A reaction-diffusion mechanism influences cell lineage progression as a basis for formation, regeneration, and stability of intestinal crypts
Published Web Locationhttp://dx.doi.org/10.1186/1752-0509-6-93
Abstract Background Colon crypts, a single sheet of epithelia cells, consist of a periodic pattern of stem cells, transit-amplifying cells, and terminally differentiated cells that constantly renew and turnover. Experimental evidence suggests that Wnt signaling promotes and regulates stem cell division, differentiation, and possible cell migrations while intestinal BMP signaling inhibits stem cell self-renewal and repression in crypt formation. As more molecular details on Wnt and BMP in crypts are being discovered, little is still known about how complex interactions among Wnt, BMP, and different types of cells, and surrounding environments may lead to de novo formation of multiple crypts or how such interactions affect regeneration and stability of crypts. Results We present a mathematical model that contains Wnt and BMP, a cell lineage, and their feedback regulations to study formation, regeneration, and stability of multiple crypts. The computational explorations and linear stability analysis of the model suggest a reaction–diffusion mechanism, which exhibits a short-range activation of Wnt plus a long-range inhibition with modulation of BMP signals in a growing tissue of cell lineage, can account for spontaneous formation of multiple crypts with the spatial and temporal pattern observed in experiments.
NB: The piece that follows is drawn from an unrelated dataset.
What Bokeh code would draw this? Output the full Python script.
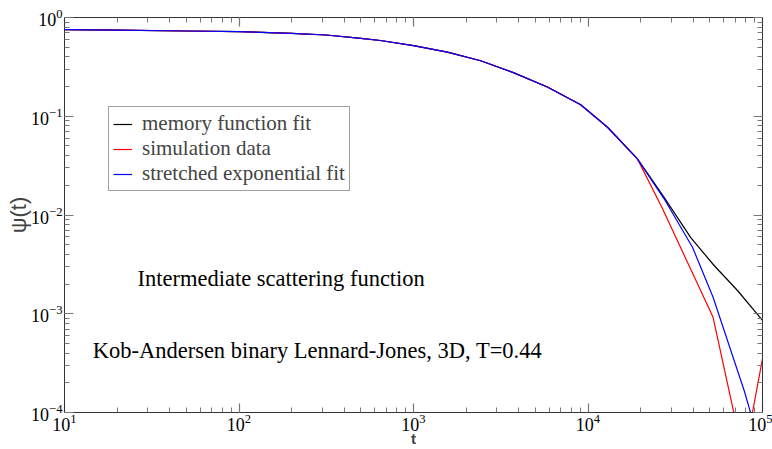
import math
from bokeh.plotting import figure
from bokeh.models import (LogAxis, LogTicker, Legend, LegendItem, Label,
                          CustomJSTickFormatter, Range1d)
from bokeh.embed import file_html
from bokeh.resources import INLINE

# ---------------- data ----------------
t_early = [10, 20, 50, 100, 200, 316, 500, 646, 1000, 1563, 2427, 3767, 5848, 9080, 12940, 19190]
psi_early = [0.755, 0.745, 0.73, 0.72, 0.69, 0.665, 0.615, 0.585, 0.52, 0.446, 0.365,
             0.275, 0.198, 0.131, 0.0774, 0.037]

t_memory_tail = [23440, 27300, 38800, 52800, 71900, 100000]
psi_memory_tail = [0.0223, 0.0151, 0.0059, 0.00308, 0.00172, 0.000855]

t_sim_tail = [26500, 52100, 78200, 104000]
psi_sim_tail = [0.0120, 0.00092, 0.000034, 0.00051]

t_stretch_tail = [27300, 39700, 52100, 78500, 104000]
psi_stretch_tail = [0.01459, 0.00472, 0.00147, 0.000167, 0.00003]

series_names = ["memory function fit", "simulation data", "stretched exponential fit"]
series_colors = ["#000000", "#ff0000", "#0000ff"]

# ---------------- figure ----------------
p = figure(width=772, height=449, x_axis_type="log", y_axis_type="log",
           x_range=Range1d(10, 1e5), y_range=Range1d(1e-4, 1),
           output_backend="svg", toolbar_location=None,
           min_border_left=64, min_border_right=10, min_border_top=17, min_border_bottom=37)
p.grid.visible = False
p.outline_line_color = "#333333"
p.background_fill_color = "white"
p.border_fill_color = "white"

bottom_axis = p.below[0]
left_axis = p.left[0]

blank = CustomJSTickFormatter(code="return ''")
top_axis = LogAxis(ticker=LogTicker(num_minor_ticks=10), formatter=blank)
right_axis = LogAxis(ticker=LogTicker(num_minor_ticks=10), formatter=blank)
p.add_layout(top_axis, "above")
p.add_layout(right_axis, "right")
bottom_axis.ticker = LogTicker(num_minor_ticks=10)
left_axis.ticker = LogTicker(num_minor_ticks=10)

for ax in [bottom_axis, left_axis, top_axis, right_axis]:
    ax.major_tick_in = 9
    ax.major_tick_out = 0
    ax.minor_tick_in = 5
    ax.minor_tick_out = 0
    ax.major_tick_line_color = "#777777"
    ax.minor_tick_line_color = "#777777"
    ax.major_tick_line_width = 1.2
    ax.axis_line_color = "#333333"
    ax.major_label_text_font = "Liberation Serif"
    ax.major_label_text_font_size = "18px"
    ax.major_label_text_color = "black"

top_axis.major_label_standoff = 0
right_axis.major_label_standoff = 0

bottom_axis.major_label_standoff = 1
bottom_axis.axis_label = "t"
bottom_axis.axis_label_text_font = "Liberation Sans"
bottom_axis.axis_label_text_font_size = "15px"
bottom_axis.axis_label_text_font_style = "bold"
bottom_axis.axis_label_standoff = -4

left_axis.major_label_standoff = 2
left_axis.axis_label = "ψ(t)"
left_axis.axis_label_text_font = "Liberation Sans"
left_axis.axis_label_text_font_size = "22px"
left_axis.axis_label_text_font_style = "normal"
left_axis.axis_label_standoff = -3

# ---------------- curves ----------------
memory_t = t_early + t_memory_tail
memory_psi = psi_early + psi_memory_tail
sim_t = t_early + t_sim_tail
sim_psi = psi_early + psi_sim_tail
stretch_t = t_early + t_stretch_tail
stretch_psi = psi_early + psi_stretch_tail

r_mem = p.line(memory_t, memory_psi, line_color=series_colors[0], line_width=1.2)
r_sim = p.line(sim_t, sim_psi, line_color=series_colors[1], line_width=1.2)
r_str = p.line(stretch_t, stretch_psi, line_color=series_colors[2], line_width=1.2)

legend = Legend(items=[LegendItem(label=n, renderers=[r])
                       for n, r in zip(series_names, [r_mem, r_sim, r_str])],
                location=(44, 221), label_text_font="Liberation Serif",
                label_text_font_size="21px",
                glyph_width=19, glyph_height=20,
                label_height=23, label_standoff=10, spacing=0, padding=4, margin=0,
                border_line_color="#444444", border_line_width=1,
                background_fill_color="white", background_fill_alpha=1)
p.add_layout(legend)

# annotations
serif = "Liberation Serif"
p.add_layout(Label(x=26.2, y=2.27e-3, text="Intermediate scattering function",
                   text_align="left", text_baseline="alphabetic",
                   text_font=serif, text_font_size="22.5px", text_color="black"))
p.add_layout(Label(x=14.5, y=4.25e-4, text="Kob-Andersen binary Lennard-Jones, 3D, T=0.44",
                   text_align="left", text_baseline="alphabetic",
                   text_font=serif, text_font_size="22.5px", text_color="black"))

open("out.html", "w").write(file_html(p, INLINE))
Through this mechanism, the model can recapitulate some distinctive and important experimental findings such as crypt regeneration and crypt multiplication. BMP is important in maintaining stability of crypts and loss of BMP usually leads to crypt multiplication with a fingering pattern. Conclusions The study provides a mechanism for de novo formation of multiple intestinal crypts and demonstrates a synergetic role of Wnt and BMP in regeneration and stability of intestinal crypts. The proposed model presents a robust framework for studying spatial and temporal dynamics of cell lineages in growing tissues driven by multiple signaling molecules.